This paper was produced for the 2019 NAFEMS World Congress in Quebec Canada

Resource Abstract

Obtaining a better understanding of the fluid dynamics involved in washing processes in automotive industry allows the identification of design constraints and development of improved processes for high precision parts manufacturing. Simulation of such processes are advantageous to save time and cost involved in the design stage. The current study focuses on the introduction of processes for washing manufactured parts using a particle-based method known as Smoothed Particle Hydrodynamics (SPH).

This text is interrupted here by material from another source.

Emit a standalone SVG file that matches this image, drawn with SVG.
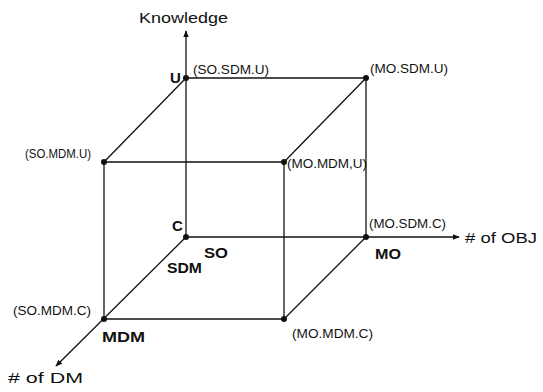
<svg xmlns="http://www.w3.org/2000/svg" width="543" height="392" viewBox="0 0 543 392">
<style>
.ln{stroke:#111;stroke-width:1.3;fill:none}
.ax{stroke:#111;stroke-width:1.3;fill:none;marker-end:url(#ah)}
.pt{fill:#111}
.lb{font-family:"Liberation Sans",Arial,sans-serif;font-size:12.5px;fill:#111}
.ax-t{font-family:"Liberation Sans",Arial,sans-serif;font-size:14px;fill:#111}
.bd{font-family:"Liberation Sans",Arial,sans-serif;font-size:15px;font-weight:bold;fill:#111}
</style>
<defs>
<marker id="ah" viewBox="0 0 10 10" refX="9" refY="5" markerWidth="7" markerHeight="7" markerUnits="userSpaceOnUse" orient="auto">
<path d="M0,1 L10,5 L0,9 Z" fill="#111"/>
</marker>
</defs>
<g id="connectors">
<line class="ax" x1="186" y1="237" x2="186" y2="31"/>
<line class="ax" x1="186" y1="237" x2="459" y2="237"/>
<line class="ax" x1="186" y1="237" x2="56" y2="366"/>
<line class="ln" x1="186" y1="78" x2="366" y2="78"/>
<line class="ln" x1="366" y1="78" x2="366" y2="237"/>
<line class="ln" x1="186" y1="78" x2="104" y2="162"/>
<line class="ln" x1="366" y1="78" x2="284" y2="162"/>
<line class="ln" x1="366" y1="237" x2="284" y2="319"/>
<line class="ln" x1="104" y1="162" x2="284" y2="162"/>
<line class="ln" x1="104" y1="162" x2="104" y2="319"/>
<line class="ln" x1="284" y1="162" x2="284" y2="319"/>
<line class="ln" x1="104" y1="319" x2="284" y2="319"/>
</g>
<g id="axis-knowledge"><text class="ax-t" x="139" y="23" textLength="89" lengthAdjust="spacingAndGlyphs">Knowledge</text></g>
<g id="axis-obj"><text class="ax-t" x="465" y="243" textLength="72" lengthAdjust="spacingAndGlyphs"># of OBJ</text></g>
<g id="axis-dm"><text class="ax-t" x="8" y="383" textLength="75" lengthAdjust="spacingAndGlyphs"># of DM</text></g>
<g id="node-so-sdm-u">
<circle class="pt" cx="186" cy="78" r="3"/>
<text class="bd" x="170" y="83">U</text>
<text class="lb" x="193" y="74" textLength="76" lengthAdjust="spacingAndGlyphs">(SO.SDM.U)</text>
</g>
<g id="node-mo-sdm-u">
<circle class="pt" cx="366" cy="78" r="3"/>
<text class="lb" x="370" y="73" textLength="78" lengthAdjust="spacingAndGlyphs">(MO.SDM.U)</text>
</g>
<g id="node-so-mdm-u">
<circle class="pt" cx="104" cy="162" r="3"/>
<text class="lb" x="25" y="158" textLength="66" lengthAdjust="spacingAndGlyphs">(SO.MDM.U)</text>
</g>
<g id="node-mo-mdm-u">
<circle class="pt" cx="284" cy="162" r="3"/>
<text class="lb" x="287" y="168" textLength="80" lengthAdjust="spacingAndGlyphs">(MO.MDM,U)</text>
</g>
<g id="node-so-sdm-c">
<circle class="pt" cx="186" cy="237" r="3"/>
<text class="bd" x="172" y="231">C</text>
<text class="bd" x="204" y="258" textLength="24" lengthAdjust="spacingAndGlyphs">SO</text>
<text class="bd" x="167" y="273" textLength="35" lengthAdjust="spacingAndGlyphs">SDM</text>
</g>
<g id="node-mo-sdm-c">
<circle class="pt" cx="366" cy="237" r="3"/>
<text class="lb" x="369" y="228" textLength="77" lengthAdjust="spacingAndGlyphs">(MO.SDM.C)</text>
<text class="bd" x="375" y="259" textLength="26" lengthAdjust="spacingAndGlyphs">MO</text>
</g>
<g id="node-so-mdm-c">
<circle class="pt" cx="104" cy="319" r="3"/>
<text class="lb" x="13" y="315" textLength="78" lengthAdjust="spacingAndGlyphs">(SO.MDM.C)</text>
<text class="bd" x="102" y="342" textLength="43" lengthAdjust="spacingAndGlyphs">MDM</text>
</g>
<g id="node-mo-mdm-c">
<circle class="pt" cx="284" cy="319" r="3"/>
<text class="lb" x="292" y="338" textLength="81" lengthAdjust="spacingAndGlyphs">(MO.MDM.C)</text>
</g>
</svg>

The developed advanced Computational Fluid Dynamic (CFD) solvers are useful in better understanding the fluid dynamics and help to identify design improvements and process optimizations at a reduced cost.



As a mesh-free Lagrangian-based method, the SPH method tracks particle behaviour in the computational domain at each instant of dynamic simulations. In contrast to grid-based methods, SPH is well suited for simulating fluid dynamic problems involving free-surfaces, multi-phase flows, and moving objects with large deformations. The example presented in this study involves a manufactured part that is being washed with high-speed water jet to remove any residual metal chips from the inside. As a primary step in developing the process, knowledge of the flow dynamics through the channel is important. The part design and/or process parameters such as inlet pressure maybe updated based on observations from such simulations. For such problems, the SPH framework presents an excellent option to simulate the process and accurately compute the physical properties.



The presented solver is implemented using Graphics Processing Units (GPUs), which are much more affordable in cost and energy consumption than traditional computations on Central Processing Units (CPU). In addition, the SPH framework is easily parallelizable, allowing simulations to run on multiple GPU devices for problems involving higher number of particles. In addition to the ease of scaling simulations with the problem size, this feature also permits computations at higher particle resolutions as needed for specific physical constraints of a problem. The current study presents results from simulations on a manufactured cooling jacket part, performed using the Predictive-Corrective Incompressible (PCI-SPH) formulation of SPH, and implemented on multiple-GPU devices.